======== Raw data ========

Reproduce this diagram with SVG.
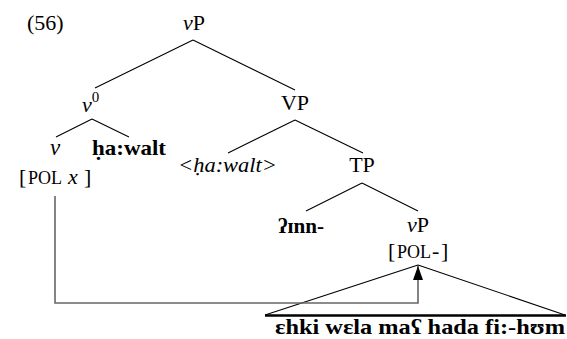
<svg xmlns="http://www.w3.org/2000/svg" width="567" height="339" viewBox="0 0 567 339">
  <style>
    .b { font-weight: bold; }
    .i { font-style: italic; }
    .edge { stroke: #000; stroke-width: 1.1; fill: none; }
    .move { stroke: #666; stroke-width: 1.6; fill: none; }
  </style>
  <defs>
    <marker id="arrow" viewBox="0 0 14 10" refX="14" refY="5" markerWidth="14" markerHeight="10" markerUnits="userSpaceOnUse" orient="auto">
      <path d="M0,0 L14,5 L0,10 Z" fill="#000"/>
    </marker>
  </defs>

  <text x="27" y="30" font-size="22" font-family="Liberation Serif">(56)</text>

  <g id="vP-top">
    <text x="194" y="30" text-anchor="middle" font-size="22" font-family="Liberation Serif"><tspan class="i">v</tspan>P</text>
  </g>
  <g id="v0">
    <text x="82" y="112" font-size="22" font-family="Liberation Serif"><tspan class="i">v</tspan><tspan font-size="15" dy="-10">0</tspan></text>
  </g>
  <g id="VP">
    <text x="295" y="110" text-anchor="middle" font-size="22" font-family="Liberation Serif">VP</text>
  </g>
  <g id="v">
    <text class="i" x="55" y="155" text-anchor="middle" font-size="23" font-family="Liberation Serif">v</text>
    <text y="184" font-size="22" font-family="Liberation Serif"><tspan x="19">[</tspan><tspan x="28" font-size="18">POL</tspan><tspan x="68" class="i">x</tspan><tspan x="84">]</tspan></text>
  </g>
  <g id="hawalt">
    <text class="b" x="92" y="155" font-size="22" font-family="Liberation Serif" textLength="74" lengthAdjust="spacingAndGlyphs">ḥa:walt</text>
  </g>
  <g id="hawalt-copy">
    <text class="i" x="178" y="172" font-size="22" font-family="Liberation Serif" textLength="99" lengthAdjust="spacingAndGlyphs">&lt;ḥa:walt&gt;</text>
  </g>
  <g id="TP">
    <text x="362" y="172" text-anchor="middle" font-size="22" font-family="Liberation Serif">TP</text>
  </g>
  <g id="inn">
    <text class="b" x="278" y="233" font-size="22" font-family="Liberation Serif" textLength="46" lengthAdjust="spacingAndGlyphs">ʔɪnn-</text>
  </g>
  <g id="vP-low">
    <text x="418" y="232" text-anchor="middle" font-size="22" font-family="Liberation Serif"><tspan class="i">v</tspan>P</text>
    <text y="258" font-size="22" font-family="Liberation Serif"><tspan x="388">[</tspan><tspan x="397" font-size="18">POL</tspan><tspan x="432">-</tspan><tspan x="441">]</tspan></text>
  </g>
  <g id="clause">
    <path d="M418,265 L265,315 M418,265 L565,315" class="edge"/>
    <line x1="265" y1="315.5" x2="566" y2="315.5" stroke="#000" stroke-width="2.6"/>
    <text class="b" x="275" y="334" font-size="22" font-family="Liberation Serif" textLength="290" lengthAdjust="spacingAndGlyphs">ɛhki wɛla maʕ hada fi:-hʊm</text>
  </g>

  <g id="connectors">
    <path class="edge" d="M193,40 L95,88 M193,40 L295,90"/>
    <path class="edge" d="M92,119 L56,137 M92,119 L129,137"/>
    <path class="edge" d="M295,120 L228,153 M295,120 L363,153"/>
    <path class="edge" d="M362,183 L306,211 M362,183 L418,211"/>
    <path class="move" d="M55,196 L55,303 L418,303 L418,266" marker-end="url(#arrow)"/>
  </g>
</svg>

========

## [What you need to do]
Leave out the pictures and reproduce the rest of the listing exactly.

## [Finished answer]
Reproduce this diagram with SVG.
<svg xmlns="http://www.w3.org/2000/svg" width="567" height="339" viewBox="0 0 567 339">
  <style>
    .b { font-weight: bold; }
    .i { font-style: italic; }
    .edge { stroke: #000; stroke-width: 1.1; fill: none; }
    .move { stroke: #666; stroke-width: 1.6; fill: none; }
  </style>
  <defs>
    <marker id="arrow" viewBox="0 0 14 10" refX="14" refY="5" markerWidth="14" markerHeight="10" markerUnits="userSpaceOnUse" orient="auto">
      <path d="M0,0 L14,5 L0,10 Z" fill="#000"/>
    </marker>
  </defs>

  <text x="27" y="30" font-size="22" font-family="Liberation Serif">(56)</text>

  <g id="vP-top">
    <text x="194" y="30" text-anchor="middle" font-size="22" font-family="Liberation Serif"><tspan class="i">v</tspan>P</text>
  </g>
  <g id="v0">
    <text x="82" y="112" font-size="22" font-family="Liberation Serif"><tspan class="i">v</tspan><tspan font-size="15" dy="-10">0</tspan></text>
  </g>
  <g id="VP">
    <text x="295" y="110" text-anchor="middle" font-size="22" font-family="Liberation Serif">VP</text>
  </g>
  <g id="v">
    <text class="i" x="55" y="155" text-anchor="middle" font-size="23" font-family="Liberation Serif">v</text>
    <text y="184" font-size="22" font-family="Liberation Serif"><tspan x="19">[</tspan><tspan x="28" font-size="18">POL</tspan><tspan x="68" class="i">x</tspan><tspan x="84">]</tspan></text>
  </g>
  <g id="hawalt">
    <text class="b" x="92" y="155" font-size="22" font-family="Liberation Serif" textLength="74" lengthAdjust="spacingAndGlyphs">ḥa:walt</text>
  </g>
  <g id="hawalt-copy">
    <text class="i" x="178" y="172" font-size="22" font-family="Liberation Serif" textLength="99" lengthAdjust="spacingAndGlyphs">&lt;ḥa:walt&gt;</text>
  </g>
  <g id="TP">
    <text x="362" y="172" text-anchor="middle" font-size="22" font-family="Liberation Serif">TP</text>
  </g>
  <g id="inn">
    <text class="b" x="278" y="233" font-size="22" font-family="Liberation Serif" textLength="46" lengthAdjust="spacingAndGlyphs">ʔɪnn-</text>
  </g>
  <g id="vP-low">
    <text x="418" y="232" text-anchor="middle" font-size="22" font-family="Liberation Serif"><tspan class="i">v</tspan>P</text>
    <text y="258" font-size="22" font-family="Liberation Serif"><tspan x="388">[</tspan><tspan x="397" font-size="18">POL</tspan><tspan x="432">-</tspan><tspan x="441">]</tspan></text>
  </g>
  <g id="clause">
    <path d="M418,265 L265,315 M418,265 L565,315" class="edge"/>
    <line x1="265" y1="315.5" x2="566" y2="315.5" stroke="#000" stroke-width="2.6"/>
    <text class="b" x="275" y="334" font-size="22" font-family="Liberation Serif" textLength="290" lengthAdjust="spacingAndGlyphs">ɛhki wɛla maʕ hada fi:-hʊm</text>
  </g>

  <g id="connectors">
    <path class="edge" d="M193,40 L95,88 M193,40 L295,90"/>
    <path class="edge" d="M92,119 L56,137 M92,119 L129,137"/>
    <path class="edge" d="M295,120 L228,153 M295,120 L363,153"/>
    <path class="edge" d="M362,183 L306,211 M362,183 L418,211"/>
    <path class="move" d="M55,196 L55,303 L418,303 L418,266" marker-end="url(#arrow)"/>
  </g>
</svg>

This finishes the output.